Kill la Kill – IF has a somewhat slim roster of only ten characters, two of which are variations of others, with two more promised as free DLC. It stars heroines Satsuki Kiryuin and Ryuko Matoi, both with regular single-wield as well as dual-wield variations; the head of the disciplinary committee Ira Gamagoori; the athletic clubs head Uzu Sanageyama; the non-athletic clubs head Nonon Jakuzure; the information and strategy committee head Houka Inumuta; the CEO of the clothing manufacturer REVOCS Ragyo Kiryuin; and Ragyo’s trusted Grand Couturier Nui Harime. In addition, Mako Mankanshoku as well as the Nudist Beach boys Aikuro Mikisugi and Tsumugu Kinagase combined as Ultimate Double Naked Dotonbori Robo (DTR) will be coming as DLC in the future, but were not available at time of writing.

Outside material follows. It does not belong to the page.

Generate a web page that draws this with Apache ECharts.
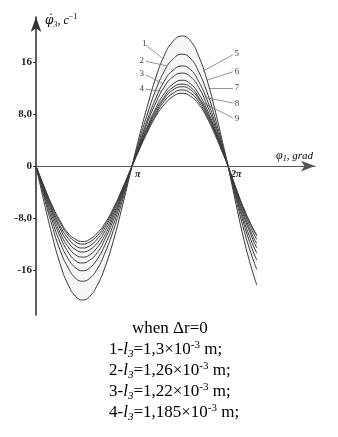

It’s a disappointingly small roster, but at the same time, Kill la Kill itself doesn’t really have that many characters, at least those that would work in this sort of game. The characters here are actually surprisingly diverse in their gameplay; while both forms of Satsuki and Ryuko are both understandably straightforward, being the protagonists, the others each possess their own unique abilities and mechanics, even beyond simple archetypes. For example, Nonon, Nui and Ragyo are all zoning characters based on controlling large amounts of the screen while being weak at close range, but they do so in different ways: Nonon uses projectiles that create stationary orbs that boost her attacks, Nui creates clones of herself to attack, and Ragyo uses projectiles that transition easily into a close-range combo for high damage. Every character also receives a different bonus to specifically enhance their unique traits and abilities when they reach Valor Level 1, which I’ll explain a bit later.
When I say this game is an “arena fighter” rather than a traditional fighting game, I mean it’s set up similarly to a fighting game, with players facing each other one-on-one with the preset capabilities of their chosen character and no customization, but it controls more like a standard third-person action game. Characters have a full range of movement around the arena, while the camera swings around to different angles rather than being fixed, like in many 3D fighting games such as Tekken or Soul Calibur. Blocking and jumping are both done with buttons, and the game forces you to use analog control with a full 360-degree range of movement rather than just eight directions. As with other arena fighters, the game also allows characters to homing dash, either in the air out of a jump or on the ground out of a block. The camera also moves around quite a bit, and especially as player 2 you’ll need to be able to deal with it being centered behind the other player with you further away a decent amount of the time. It also changes angle during the endings of regular attack strings to give an extra visual touch, as well as for special attacks, break attacks, and Valor Burst.
On that note, there are three types of regular attacks: quick close-range, slower and often more unique long-range, and unblockable but slow break attacks. Holding left or right on the stick while close attacking will give a wider attack that’s more difficult to avoid by dashing to the side, and holding up or down while doing so gives an anti-air. You can do this on the last attack of a close string as well for different enders that provide different benefits, such as continuing the combo in the air or giving a bigger knockback. At the surface level combos are very simple, but there gets to be significantly more depth and very high potential damage when you start taking advantage of the game’s wall-splat mechanic, and other ways you can find with any given character to extend combos beyond the basic attack strings. There are also special attacks for each type of regular attack, which spend 50% of a player’s SP meter for extra damage or other benefits.
The SP meter can also be used for Valor Burst, which leads on hit to the game’s most significant unique mechanic, called Bloody Valor. Bloody Valor is a rock-paper scissors element where players choose between Provoke, which boosts the initiator’s SP and beats Mock, which restores the initiator’s health and beats Taunt, which deals extra damage and beats Provoke. Both players choose one, and if the initiator wins, they gain one Valor level (up to level 3), gain their choice’s associated bonus, and Bloody Valor repeats. On a tie, the same happens, but Bloody Valor ends. If the defender wins, Bloody Valor ends, and the initiator takes damage. Valor levels provide various benefits; the aforementioned character-specific boosts at level 1, changing the regular beak attack special to a stronger break attack super at level 2, and giving passive SP gain and access to the SEN-I-SOSHITSU Secret Art (this game’s instant kill) at level 3. You can also burst while taking damage to break your opponent’s combo, but it will not lead to Bloody Valor.